For this hybrid scenario, the compromised system will be located on-premises and the company has a cloud-based monitoring system, which for the purpose of this example will be Azure Security Center. To show how a hybrid cloud scenario can be similar to an on-premises online scenario, we will use the same case that was used before. Again, a user received a phishing email, clicked on the hyperlink, and got compromised. The difference now is that there is an active sensor monitoring the system, which will trigger an alert to SecOps, and the user will be contacted. The users don't need to wait days to realize they were compromised; the response is faster and more accurate.

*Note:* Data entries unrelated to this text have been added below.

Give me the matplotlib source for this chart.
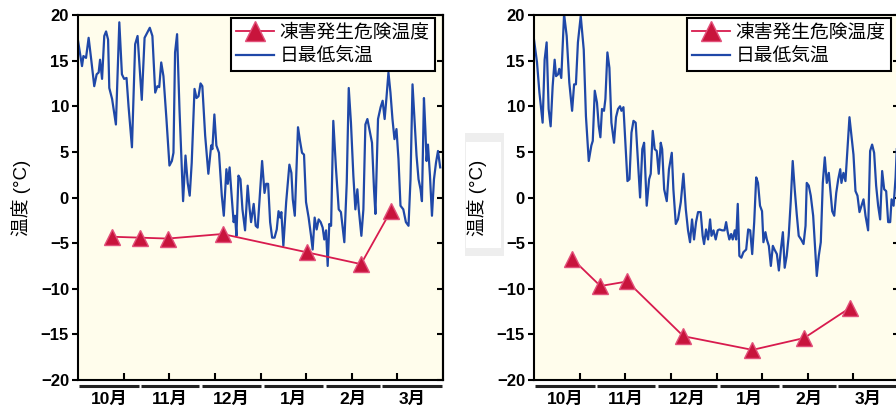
import numpy as np
import matplotlib
matplotlib.use("Agg")
import matplotlib.pyplot as plt
from matplotlib.patches import Rectangle

plt.rcParams['font.family'] = ['Liberation Sans', 'Noto Sans CJK JP']

# %%
# Data. x = days counted from 1 October.
months = ['10月', '11月', '12月', '1月', '2月', '3月']
month_days = [31, 30, 31, 31, 28, 31]

# left panel: daily minimum temperature
left_day = [0, 2, 2.7, 4, 5.3, 6.6, 8.1, 9.3, 10.3, 11, 12, 13.1, 14, 15, 15.6, 17,
            18.9, 20.6, 21.9, 23, 24.2, 25.2, 26.9, 28.5, 29.7, 31.8, 33.2, 35.8,
            37.1, 38.5, 39.6, 40.5, 41.5, 42.6, 44.1, 45.6, 46.8, 47.6, 48.4, 49.4,
            50.6, 52.4, 53.6, 54.7, 55.7, 56.7, 58.1, 59.1, 60.1, 61.1, 62.0, 63.4,
            65.0, 66.4, 67.0, 68.0, 69.0, 70.3, 71.7, 72.7, 74.0, 74.7, 75.6, 76.6,
            77.6, 78.3, 79.0, 80.0, 81.0, 82.0, 83.3, 84.6, 85.6, 86.3, 87.6, 88.6,
            89.6, 91.8, 93.0, 93.8, 94.8, 95.8, 96.8, 98.0, 99.1, 100, 100.8, 101.4,
            102.4, 103.8, 105.4, 106.4, 107.1, 108.1, 109.1, 109.7, 110.7, 111.7,
            112.7, 113.7, 115.0, 116.2, 117.0, 118.0, 119.0, 120.0, 121.0, 122.0,
            122.8, 123.7, 124.5, 125.3, 126.2, 127.3, 128.6, 130.0, 131.1, 132.8,
            134.0, 135.0, 136.1, 137.3, 138.3, 139.3, 140.0, 141.3, 142.3, 143.3,
            144.3, 145.6, 146.6, 147.6, 148.3, 149.6, 150.9, 151.9, 152.9, 153.8,
            154.8, 155.8, 156.8, 157.8, 158.8, 159.8, 160.8, 162.2, 163.5, 164.8,
            165.8, 166.8, 167.8, 168.8, 169.8, 170.8, 171.5, 172.5, 173.2, 173.8,
            174.5, 175.5, 176.5, 177.5, 178.5, 179.5, 180.6]
left_tmin = [17.2, 14.4, 15.5, 15.3, 17.5, 15.1, 12.2, 13.5, 13.7, 15.1, 13.0, 17.7,
             18.2, 17.3, 12.0, 10.8, 8.0, 19.2, 13.5, 13.0, 13.1, 10.0, 5.5, 16.8,
             17.7, 10.7, 17.5, 18.6, 17.7, 11.5, 12.2, 12.1, 14.8, 13.3, 8.6, 3.5,
             4.0, 4.9, 15.9, 17.9, 9.7, -0.4, 4.6, 1.6, 0.2, 3.8, 11.9, 10.9, 11.1,
             12.5, 12.2, 6.8, 2.6, 5.7, 5.3, 9.1, 5.7, 4.9, 0.2, -2.0, 3.1, 1.5, 3.3,
             0.2, -2.7, -2.0, -4.2, 2.4, 2.0, -1.3, -3.6, 1.3, -1.3, -2.7, -0.7, -3.1,
             -3.3, 4.0, 0.5, 1.5, 1.5, -2.7, -4.4, -4.4, -3.5, -1.5, -2.2, -1.6,
             -5.3, -0.5, 3.6, 2.7, -0.2, -2.0, 4.2, 7.7, 6.2, 4.9, 4.7, -0.5, -2.2,
             -4.2, -5.7, -2.2, -3.5, -2.4, -2.7, -3.3, -4.6, -3.6, -7.5, -2.9, -3.1,
             8.4, 3.3, -1.3, -1.6, -4.9, 1.6, 12.0, 8.2, 2.4, -1.3, 0.9, -1.3, -4.2,
             -1.3, 8.0, 8.6, 7.1, 6.0, 0.9, -1.8, 8.6, 9.9, 10.6, 8.6, 10.9, 13.7,
             11.5, 8.6, 6.4, 7.5, 4.2, -0.9, -1.3, -2.7, -3.1, 2.0, 12.4, 8.6, 4.6,
             2.0, 0.9, -0.4, 10.9, 7.5, 4.0, 5.8, 2.4, -2.0, 2.0, 3.8, 5.1, 3.3]

# left panel: frost damage risk temperature
left_risk_day = [16.8, 30.8, 44.7, 72.1, 114.0, 141.1, 155.9]
left_risk = [-4.3, -4.4, -4.5, -4.0, -6.0, -7.3, -1.5]

# right panel: daily minimum temperature
right_day = [0, 1.5, 2.7, 4.3, 5.3, 6.3, 7.3, 8.3, 9.3, 10.3, 11, 12, 12.6, 13.6, 15,
             16.3, 17.6, 19, 20, 20.9, 21.9, 23.3, 24.8, 25.9, 27.3, 28.6, 29.3,
             30.3, 31.4, 32.3, 33.1, 33.9, 34.9, 35.6, 36.6, 37.6, 38.6, 39.9, 40.9,
             41.9, 42.9, 43.6, 44.6, 46.6, 47.6, 48.6, 49.6, 50.7, 52.9, 54.0, 54.9,
             56.2, 57.4, 58.2, 59.2, 60.2, 61.2, 62.2, 63.2, 63.9, 64.9, 66.2, 67.3,
             68.7, 69.5, 70.7, 71.8, 73.2, 74.5, 75.7, 76.8, 77.8, 78.8, 79.8, 80.8,
             81.8, 83.1, 84.1, 84.8, 85.8, 86.8, 87.8, 88.5, 89.5, 90.6, 91.6, 92.5,
             93.8, 95.0, 95.8, 96.6, 97.4, 98.3, 99.1, 100.1, 100.8, 101.6, 102.4,
             103.4, 104.4, 105.8, 106.8, 107.8, 108.8, 109.8, 110.8, 111.7, 112.7,
             113.7, 114.4, 115.4, 116.1, 117.1, 118.1, 119.1, 119.9, 121.1, 122.1,
             123.1, 124.1, 125.0, 126.0, 127.0, 128.0, 129.0, 130.0, 131.0, 132.0,
             133.2, 134.4, 135.4, 136.0, 137.0, 138.0, 139.2, 140.0, 141.0, 142.0,
             143.0, 144.0, 145.0, 146.0, 147.0, 148.0, 148.7, 149.7, 150.7, 151.7,
             152.7, 153.3, 154.3, 155.3, 156.3, 157.3, 158.3, 159.3, 160.3, 161.3,
             162.3, 163.3, 164.3, 165.3, 166.6, 167.6, 168.6, 169.6, 170.6, 171.6,
             172.6, 173.6, 174.6, 175.6, 176.6, 177.6, 178.3, 179.3, 180.3, 180.9]
right_tmin = [17.3, 14.8, 11.5, 8.2, 15.1, 17.0, 9.7, 7.8, 12.2, 15.1, 13.3, 13.5,
              14.1, 13.1, 20.1, 17.7, 12.6, 9.5, 12.4, 12.4, 17.0, 19.9, 16.2, 8.9,
              4.0, 5.7, 6.2, 11.7, 10.4, 7.8, 6.6, 9.7, 9.5, 10.8, 15.9, 14.2, 8.2,
              6.0, 8.8, 9.7, 10.0, 9.5, 9.9, 1.8, 2.0, 7.1, 8.4, 8.2, 0.0, 5.3, 6.0,
              -0.9, 2.0, 2.6, 7.3, 5.3, 5.1, 2.6, 6.0, 5.3, 0.9, -0.4, 3.1, 4.9, 0.9,
              -2.9, -2.4, -0.5, 2.6, -1.3, -3.6, -4.9, -2.4, -4.6, -2.7, -1.6, -1.6,
              -4.2, -5.1, -3.5, -4.6, -2.4, -4.2, -3.6, -4.6, -3.6, -3.5, -3.6, -3.6,
              -2.7, -3.8, -4.6, -4.0, -4.6, -3.6, -4.6, -0.7, -6.4, -6.6, -6.0, -5.7,
              -3.5, -3.6, -6.2, -2.7, 2.2, 1.6, -0.9, -1.5, -4.9, -3.8, -4.6, -5.3,
              -7.5, -5.3, -5.7, -6.2, -8.0, -5.7, -3.8, -7.7, -6.4, -4.2, -0.5, 4.0,
              0.9, -1.8, -4.2, -4.6, -5.1, -3.1, 1.6, 1.3, 0.2, -2.0, -4.9, -8.6,
              -6.4, -4.9, 1.6, 4.4, 1.6, 2.7, 0.2, -1.5, -2.0, 0.5, 2.0, 3.1, 1.6,
              2.7, 1.8, 5.3, 8.8, 6.8, 4.7, 0.7, 0.2, -1.6, -0.9, -0.2, -2.0, -3.6,
              5.1, 5.8, 4.9, 1.3, -0.9, -2.4, 2.9, 0.9, 0.7, -2.7, -2.7, -0.2, -0.9,
              2.2, 5.3]

# right panel: frost damage risk temperature
right_risk_day = [19.0, 33.1, 46.5, 74.5, 108.9, 134.7, 157.5]
right_risk = [-6.7, -9.7, -9.2, -15.2, -16.7, -15.4, -12.1]

# %%
BG = '#fffdec'
BLUE = '#1f48a8'
RED = '#d81b4e'


def draw_panel(ax, day, tmin, risk_day, risk):
    ax.set_facecolor(BG)
    ax.plot(risk_day, risk, color=RED, lw=1.3, marker='^', ms=12,
            mfc='#c8143c', mec='#e2507a', mew=1, label='凍害発生危険温度', zorder=3)
    ax.plot(day, tmin, color=BLUE, lw=1.6, label='日最低気温', zorder=2)

    ax.set_xlim(0, 182)
    ax.set_ylim(-20, 20)
    ax.set_yticks(np.arange(-20, 21, 5))
    ax.set_xticks([182 * k / 8 for k in range(1, 8)])
    ax.set_xticklabels([])
    ax.tick_params(axis='x', direction='in', length=5, width=1.5)
    ax.tick_params(axis='y', direction='out', length=4.5, width=1.5,
                   labelsize=12, pad=2)
    for lab in ax.get_yticklabels():
        lab.set_fontweight('bold')
    for sp in ax.spines.values():
        sp.set_linewidth(1.5)

    sec = ax.secondary_yaxis('right')
    sec.set_yticks(np.arange(-20, 21, 5))
    sec.tick_params(direction='in', length=4.5, width=1.5, labelright=False)
    sec.spines['right'].set_linewidth(1.5)

    # month bars and labels below the axis
    start = 0
    for name, n in zip(months, month_days):
        ax.plot([start + 0.6, start + n - 0.6], [-0.017, -0.017],
                transform=ax.get_xaxis_transform(), color='#222222', lw=2.2,
                clip_on=False, solid_capstyle='butt')
        ax.text(start + n / 2, -0.054, name, transform=ax.get_xaxis_transform(),
                ha='center', va='center', fontsize=12.5, fontweight='bold')
        start += n

    ax.set_ylabel('温度 (°C)', fontsize=13.5)
    ax.yaxis.set_label_coords(-0.128, 0.5)

    leg = ax.legend(loc='upper right', bbox_to_anchor=(0.978, 0.992), fontsize=13.5,
                    fancybox=False, edgecolor='black', framealpha=1,
                    borderpad=0.3, handlelength=2.0, handletextpad=0.3,
                    labelspacing=0.35, borderaxespad=0, markerscale=1.2)
    leg.get_frame().set_linewidth(1.5)


fig = plt.figure(figsize=(8.96, 4.12), dpi=100)
ax1 = fig.add_axes([78 / 896, 32 / 412, 365 / 896, 365 / 412])
ax2 = fig.add_axes([534 / 896, 32 / 412, 365 / 896, 365 / 412])

# grey box behind the right y label
fig.patches.append(Rectangle((465 / 896, 156 / 412), 39 / 896, 123 / 412,
                             transform=fig.transFigure, fc='#eeeeee', ec='none', zorder=-2))
fig.patches.append(Rectangle((466 / 896, 164 / 412), 35 / 896, 106 / 412,
                             transform=fig.transFigure, fc='white', ec='none', zorder=-1))

draw_panel(ax1, left_day, left_tmin, left_risk_day, left_risk)
draw_panel(ax2, right_day, right_tmin, right_risk_day, right_risk)

fig.savefig('out.png', dpi=100)
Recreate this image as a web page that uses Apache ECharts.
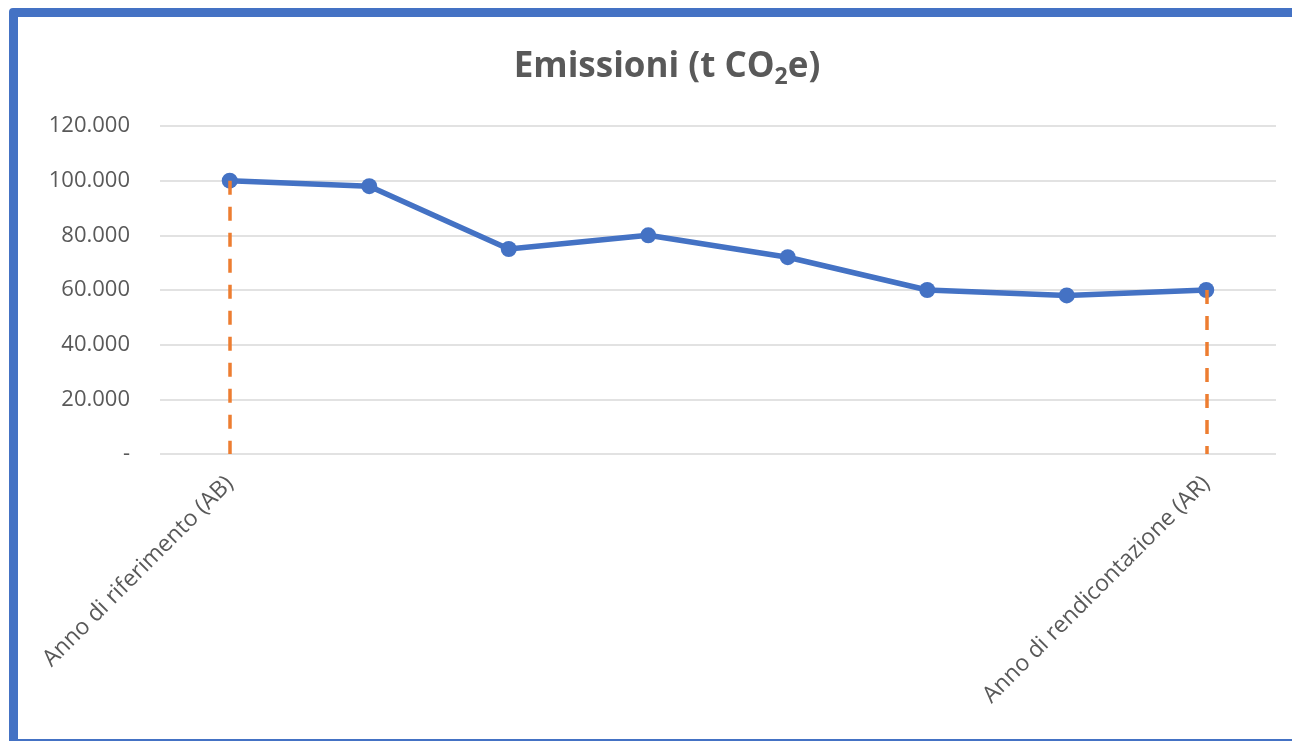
<!DOCTYPE html>
<html>
<head>
<meta charset="utf-8">
<script src="https://cdn.jsdelivr.net/npm/echarts@6/dist/echarts.min.js"></script>
<style>
  html, body { margin: 0; padding: 0; background: #fff; overflow: hidden; }
  #frame {
    position: absolute; left: 9px; top: 8px; width: 1400px; height: 722px;
    border: 9px solid #4472c4; border-radius: 4px; background: #fff;
  }
  #chart { position: absolute; left: 0; top: 0; width: 1292px; height: 741px; }
</style>
</head>
<body>
<div id="frame"></div>
<div id="chart"></div>
<script>
// categories: only the first and last carry a label
const categories = [
  'Anno di riferimento (AB)', '', '', '', '', '', '', 'Anno di rendicontazione (AR)'
];
const emissions = [100000, 98000, 75000, 80000, 72000, 60000, 58000, 60000];
const yTicks = [0, 20000, 40000, 60000, 80000, 100000, 120000];

const textGrey = '#595959';
const font = '"Open Sans", "Noto Sans", sans-serif';
const fmt = (v) => v === 0 ? '-' : v.toLocaleString('de-DE');

const chart = echarts.init(document.getElementById('chart'), null, { renderer: 'canvas' });

const last = emissions.length - 1;

chart.setOption({
  animation: false,
  backgroundColor: 'transparent',
  textStyle: { fontFamily: font },
  title: {
    text: '{a|Emissioni (t CO}{s|2}{a|e)}',
    left: 662,
    textAlign: 'center',
    top: 40,
    textStyle: {
      rich: {
        a: { fontSize: 35, fontWeight: 'bold', color: textGrey, lineHeight: 44, fontFamily: font },
        s: { fontSize: 23, fontWeight: 'bold', color: textGrey, lineHeight: 28,
             verticalAlign: 'bottom', fontFamily: font }
      }
    }
  },
  grid: { left: 160, right: 16, top: 126, bottom: 287, containLabel: false },
  xAxis: {
    type: 'category',
    data: categories,
    boundaryGap: true,
    axisLine: { show: false },
    axisTick: { show: false },
    axisLabel: {
      interval: 0, rotate: 45, margin: 26,
      fontSize: 23, color: textGrey
    }
  },
  yAxis: {
    type: 'value',
    min: yTicks[0],
    max: yTicks[yTicks.length - 1],
    interval: yTicks[1] - yTicks[0],
    axisLine: { show: false },
    axisTick: { show: false },
    splitLine: { lineStyle: { color: '#d9d9d9', width: 1.5 } },
    axisLabel: { fontSize: 22, color: textGrey, margin: 30, formatter: fmt }
  },
  series: [
    {
      type: 'line',
      data: emissions,
      symbol: 'circle',
      symbolSize: 16,
      lineStyle: { color: '#4472c4', width: 5.5 },
      itemStyle: { color: '#4472c4' },
      z: 3,
      markLine: {
        silent: true,
        symbol: 'none',
        label: { show: false },
        lineStyle: { color: '#ed7d31', width: 3.5, type: [14, 12] },
        data: [
          [{ coord: [0, emissions[0]] }, { coord: [0, 0] }],
          [{ coord: [last, emissions[last]] }, { coord: [last, 0] }]
        ]
      }
    }
  ]
});
</script>
</body>
</html>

The SecOps engineer has access to the Security Center dashboard and, when an alert is created, it shows the NEW flag besides the alert name. The SecOps engineer also noticed that a new security incident was created, as shown in the following screenshot:

As mentioned in Chapter 11, Active Sensors, a security incident in Azure Security Center represents two or more alerts that are correlated. In other words, they are part of the same attack campaign against a target system. By clicking on this security incident, the SecOps engineer noticed the following alerts:

There are four alerts included in this incident and, as you can see, they are organized by time and not by priority. In the bottom part of this pane, there are two notable events included, which are extra information that can be useful during the investigation. The first event only reports that the antimalware installed in the local machine was able to block an attempt to drop a piece of malware in the local system. That's good, but, unfortunately, the attacker was highly motivated to continue his attack and managed to disable antimalware on the local system. It is important to keep in mind that, in order to do that, the attacker had to escalate privilege, and run a command such as Taskkill or killav to kill the antimalware process. Moving on, we have a medium priority alert showing that a suspicious process name was detected, as show in the following screenshot:

In this case the process is mimikatz.exe, which was also used in our previous case. You may ask: why is this medium priority and not high? It is because, at this point, this process was not launched yet. That's why the alert says: Suspicious process name detected. Another important fact about this event is that type of attacked resource, which is Non-Azure Resource, and this is how you identify that this is on-premises or a VM in another cloud provider (such as Amazon AWS). Moving on to the next alert, we have a Suspicious Process Execution Activity Detected:

The description of this alert is pretty clear about what is happening at this point and this is one of the biggest advantages of having a monitoring system watching process behavior. It will observe these patterns and correlate this data with its own threat intelligence feed to understand if these activities are suspicious or not. The remediation steps provided can also help to take the next steps. Let's continue looking to the other alerts. The next one is the high priority alert, which is the execution of a suspicious process:

This alert shows that mimikatz.exe was executed and that the parent process was cmd.exe. Since mimikatz requires a privileged account to successfully run, the assumption is that this command prompt is running in the context of a high privilege account, which in this case is EMSAdmin. The notable events that you have in the bottle should also be reviewed. We will skip the first one, since we know is about cleaning the evidence (wipe out the logs), but the next one is not so clear, so let's review it:

This is another indication that the attacker compromised other files, such as the rundll32.exe. At this point, you have enough information to continue your investigation process. As described in Chapter 12, Threat Intelligence, the Azure Security Center has a feature that enables you to go deeply into the details of a security issue, which is the investigation feature. In this case, we will select the second alert of this list and click on the Investigation button. The investigation path for this particular case is shown in the following screenshot:

Each entity in this diagram provides details about its own object and, if there are other entities related to the one selected, you can pivot it by clicking on the object itself, as shown in the following screenshot:

The investigation map helps you to visualize the steps that were taken during this attack and better understand the correlation between all entities that were involved.